» **Provided data**:
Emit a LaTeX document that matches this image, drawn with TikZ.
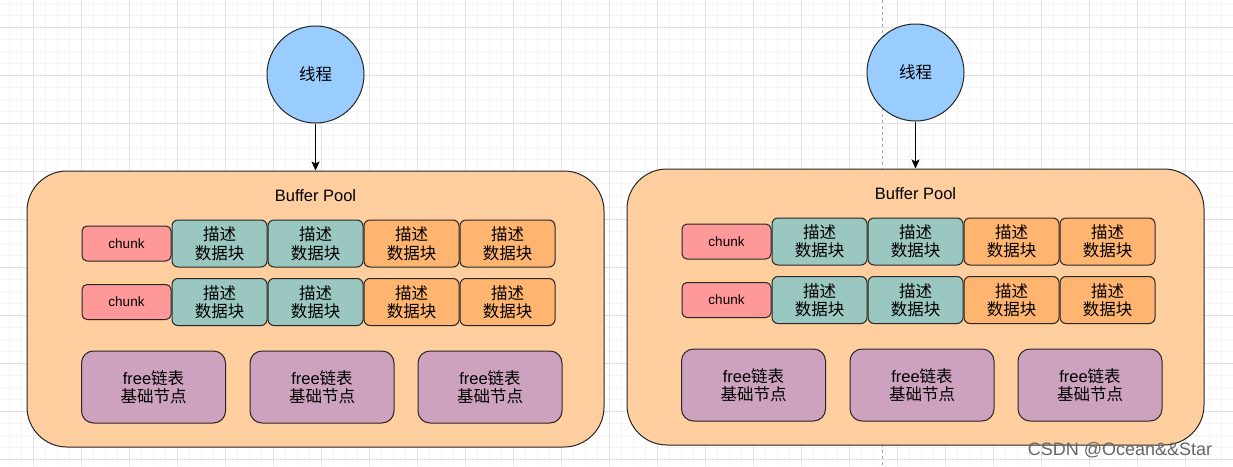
\documentclass[tikz,border=0pt]{standalone}
\usepackage{fontspec}
\setmainfont{Liberation Sans}
\newfontfamily\cjk{Noto Sans CJK SC}
\usepackage{xcolor}
\usepackage{tikz}
\usetikzlibrary{arrows.meta, positioning, calc}

\definecolor{poolfill}{HTML}{FFCE9F}
\definecolor{threadfill}{HTML}{99CCFF}
\definecolor{chunkfill}{HTML}{FF9999}
\definecolor{tealfill}{HTML}{9AC7BF}
\definecolor{orangefill}{HTML}{FFB570}
\definecolor{freefill}{HTML}{CDA2BE}

\begin{document}
\begin{tikzpicture}[
	  x=1pt, y=-1pt,
	  font=\fontsize{16.5}{18.5}\selectfont,
	  outline/.style={draw=black!85, line width=1pt},
	  thread/.style={outline, circle, fill=threadfill, minimum size=97pt, inner sep=0pt, font=\cjk\fontsize{16.5}{18.5}\selectfont},
	  pool/.style={outline, rounded corners=40pt, fill=poolfill, minimum width=577pt, minimum height=276pt},
	  chunk/.style={outline, rounded corners=5pt, fill=chunkfill, minimum width=89pt, minimum height=35pt, inner sep=0pt, font=\fontsize{13.5}{16}\selectfont},
	  desc/.style={outline, rounded corners=6pt, minimum width=95pt, minimum height=47pt, inner sep=0pt, align=center, font=\cjk\fontsize{16.5}{18.5}\selectfont},
	  freebox/.style={outline, rounded corners=12pt, fill=freefill, minimum width=144pt, minimum height=72pt, inner sep=0pt, align=center},
	  minorline/.style={draw=black!4, line width=0.8pt},
	  majorline/.style={draw=black!12, line width=0.8pt},
	  arrow/.style={-{Stealth[length=9pt, width=8pt, inset=2pt]}, line width=1pt}
	]
	
	\useasboundingbox[fill=white] (0,0) rectangle (1233,466);
	
	% background grid
	\foreach \g in {0,...,102} \draw[minorline] ({9.3+12*\g},0) -- ({9.3+12*\g},466);
	\foreach \g in {0,...,38} \draw[minorline] (0,{3.3+12*\g}) -- (1233,{3.3+12*\g});
	\foreach \g in {0,...,25} \draw[majorline] ({33.3+48*\g},0) -- ({33.3+48*\g},466);
	\foreach \g in {0,...,9} \draw[majorline] (0,{27.3+48*\g}) -- (1233,{27.3+48*\g});
	\draw[black!35, dash pattern=on 3pt off 3pt] (882.3,0) -- (882.3,466);
	
	% two buffer pools
	\foreach \p/\dx/\dy in {l/0/0, r/600/-2} {
	  \begin{scope}[shift={(\dx,\dy)}]
	    \node[thread] (thread\p) at (315.5,74.5) {线程};
	    \node[pool] (pool\p) at (315.5,309) {};
	    \node (title\p) at (315.5,196) {Buffer Pool};
	    \draw[arrow] (thread\p) -- (pool\p.north);
	
	    \foreach \r/\ry in {1/243.5, 2/302} {
	      \node[chunk] (chunk\p\r) at (126.5,\ry) {chunk};
	      \foreach \c/\cx/\col in {1/219.5/tealfill, 2/315.5/tealfill, 3/411.5/orangefill, 4/507.5/orangefill}
	        \node[desc, fill=\col] (desc\p\r\c) at (\cx,\ry) {描述\\数据块};
	    }
	
	    \foreach \f/\fx in {1/153.5, 2/322, 3/490}
	      \node[freebox] (free\p\f) at (\fx,387) {free{\cjk 链表}\\{\cjk 基础节点}};
	  \end{scope}
	}
	
	\node[text=black!60, font=\fontsize{18}{20}\selectfont] (mark) at (1120,450) {CSDN @Ocean\&\&Star};
	
\end{tikzpicture}
\end{document}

» **What this task involves**:
Return the full material word for word. Do not include the pictures.

» **Full answer**:
Emit a LaTeX document that matches this image, drawn with TikZ.
\documentclass[tikz,border=0pt]{standalone}
\usepackage{fontspec}
\setmainfont{Liberation Sans}
\newfontfamily\cjk{Noto Sans CJK SC}
\usepackage{xcolor}
\usepackage{tikz}
\usetikzlibrary{arrows.meta, positioning, calc}

\definecolor{poolfill}{HTML}{FFCE9F}
\definecolor{threadfill}{HTML}{99CCFF}
\definecolor{chunkfill}{HTML}{FF9999}
\definecolor{tealfill}{HTML}{9AC7BF}
\definecolor{orangefill}{HTML}{FFB570}
\definecolor{freefill}{HTML}{CDA2BE}

\begin{document}
\begin{tikzpicture}[
	  x=1pt, y=-1pt,
	  font=\fontsize{16.5}{18.5}\selectfont,
	  outline/.style={draw=black!85, line width=1pt},
	  thread/.style={outline, circle, fill=threadfill, minimum size=97pt, inner sep=0pt, font=\cjk\fontsize{16.5}{18.5}\selectfont},
	  pool/.style={outline, rounded corners=40pt, fill=poolfill, minimum width=577pt, minimum height=276pt},
	  chunk/.style={outline, rounded corners=5pt, fill=chunkfill, minimum width=89pt, minimum height=35pt, inner sep=0pt, font=\fontsize{13.5}{16}\selectfont},
	  desc/.style={outline, rounded corners=6pt, minimum width=95pt, minimum height=47pt, inner sep=0pt, align=center, font=\cjk\fontsize{16.5}{18.5}\selectfont},
	  freebox/.style={outline, rounded corners=12pt, fill=freefill, minimum width=144pt, minimum height=72pt, inner sep=0pt, align=center},
	  minorline/.style={draw=black!4, line width=0.8pt},
	  majorline/.style={draw=black!12, line width=0.8pt},
	  arrow/.style={-{Stealth[length=9pt, width=8pt, inset=2pt]}, line width=1pt}
	]
	
	\useasboundingbox[fill=white] (0,0) rectangle (1233,466);
	
	% background grid
	\foreach \g in {0,...,102} \draw[minorline] ({9.3+12*\g},0) -- ({9.3+12*\g},466);
	\foreach \g in {0,...,38} \draw[minorline] (0,{3.3+12*\g}) -- (1233,{3.3+12*\g});
	\foreach \g in {0,...,25} \draw[majorline] ({33.3+48*\g},0) -- ({33.3+48*\g},466);
	\foreach \g in {0,...,9} \draw[majorline] (0,{27.3+48*\g}) -- (1233,{27.3+48*\g});
	\draw[black!35, dash pattern=on 3pt off 3pt] (882.3,0) -- (882.3,466);
	
	% two buffer pools
	\foreach \p/\dx/\dy in {l/0/0, r/600/-2} {
	  \begin{scope}[shift={(\dx,\dy)}]
	    \node[thread] (thread\p) at (315.5,74.5) {线程};
	    \node[pool] (pool\p) at (315.5,309) {};
	    \node (title\p) at (315.5,196) {Buffer Pool};
	    \draw[arrow] (thread\p) -- (pool\p.north);
	
	    \foreach \r/\ry in {1/243.5, 2/302} {
	      \node[chunk] (chunk\p\r) at (126.5,\ry) {chunk};
	      \foreach \c/\cx/\col in {1/219.5/tealfill, 2/315.5/tealfill, 3/411.5/orangefill, 4/507.5/orangefill}
	        \node[desc, fill=\col] (desc\p\r\c) at (\cx,\ry) {描述\\数据块};
	    }
	
	    \foreach \f/\fx in {1/153.5, 2/322, 3/490}
	      \node[freebox] (free\p\f) at (\fx,387) {free{\cjk 链表}\\{\cjk 基础节点}};
	  \end{scope}
	}
	
	\node[text=black!60, font=\fontsize{18}{20}\selectfont] (mark) at (1120,450) {CSDN @Ocean\&\&Star};
	
\end{tikzpicture}
\end{document}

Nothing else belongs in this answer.